Devoir de Mémoire

Vous avez dit "Pieds-noirs"     (2)

Seuls nos étrangers utilisaient ce nom, détesté par celui qui le recevaient. D'anciens Français métropolitains, présents depuis 40 ans chez nous, fuyaient notre contact de peur d'être gangrenés. Un Juif d'Algérie, oubliant dans sa peur sa francisation de 1870, s'est défendu aussi: "nous étions ici avant vous, nous ne sommes pas des "Pieds-noirs". Ceux qui étaient partis avant la tourmente, osant renier leur race, source d'em..bêtements, affirment sans complexe: "nous étions en France avant les événements", ou encore "nous sommes ici depuis longtemps", comptant ainsi s'exclure de la condition "pieds-noirs", dégradante à leurs yeux. Amplifiant la césure cherchée du terroriste, le système coupe en deux l'ensemble algérianiste. Les amis de la veille deviennent ennemis, écartent l'étoile jaune des nouveaux condamnés. Quelles conditions, donc, fallait-il remplir, pour mériter cette punition? Ainsi dans une famille, l'un des fils est "Pieds-noirs" et l'autre ne l'est pas, suivant qu'il soit né ici ou là-bas?

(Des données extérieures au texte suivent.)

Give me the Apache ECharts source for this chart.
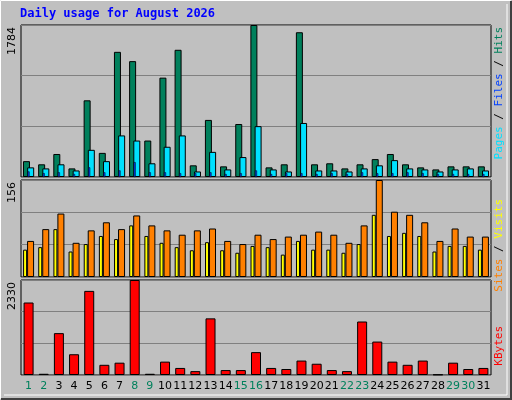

Une règle informelle nous contamine ou pas et baudets de la fable, on nous montre du doigt. Fallait-il être de ceux qui souffrant le martyr, ont été torturés, entassés en bateau? Dans un commun accord, fellouzes, barbouzes, métropolitains ont bouffé du "pieds-noirs". Dieu triera les siens, la France non... Quelle marque uniforme aurions-nous portée, en ce pays sans nation, vacant depuis les Romains, qui en avaient fait la plus riche contrée agricole de l'Occident. Désertifiée par les moutons et les chameaux des maures nomades, cette contrée ne servait que de base portuaire pour les pirates Turco-Barbaresques. Les Européens naturalisés automatiquement depuis 1889, insatisfaits des incertitudes de la France quant à leur avenir, étaient tentés par une séparation, envisageant même une sécession de la part des italiens et Espagnols, tandis que les autochtones, abandonnés par les Turcs, renonçaient dès 1900 à l'espoir d'un "Mahdi", sorte de Messie qui les prendrait en charge.

Quelque chef de tribu essayait ça et là, puis Ferhat Abbas, député Franco-algérienno-arabe, demandait, pour ses coreligionnaires, l'intégration complète dans la nationalité française, puis depuis le refus vers 1930, songeait à une nation algérienne, non sans avoir déclaré: "j'ai cherché l'Algérie dans les cimetières, je ne l'ai jamais trouvée". L'administration a choisi, pour désigner les Français d'Indochine, de Syrie, de Tunisie et du Maroc, le terme de rapatriés d'outre-mer. C'était acceptable parce que ces malheureuses personnes déplacées venaient d'un ailleurs où notre présence n'était que provisoire. Pour l'Algérie c'était différent; successivement les gouvernements avaient déclaré solennellement qu'elle faisait partie intégrante de la France. Administrativement elle était composée de départements français, les habitants possédaient tous la nationalité française et le droit de vote (in extremis lorsqu'il était trop tard). La France devait être indivisible de Dunkerque à Tamanrasset.

Abstraitement, pour tous ces Français (d'origine ou d'adoption) la patrie était indubitablement la France. Ce mythe, entretenu par nos éducateurs, est exacerbé par le fait qu'il est lointain, inaccessible. Pour ces petites gens constituant la majorité de la population, les Français métropolitains représentent la race supérieure, ceux qu'on trouve le plus souvent dans l'encadrement, l'école, l'armée, l'administration ou l'entreprise importante, ceux qui parle le français sans accent et se moquent de notre pataouète. On ne parla d'égalité qu'au moment des guerres européennes; le casque militaire va aussi bien aux chéchias, aux casquettes, qu'aux bérets franchouillards. Parce qu'appartenant à un peuple cosmopolite, comme tous les polyglottes, nous avons inventé un jargon, le sabir, où chacun a conservé ses expressions idiomatiques. Concrètement, la Patrie c'est surtout la Nation, le Pays auquel on a le sentiment d'appartenir, là, où nous sommes nés, où sont enterrés nos parents, où vit notre famille, où on se sent chez soi.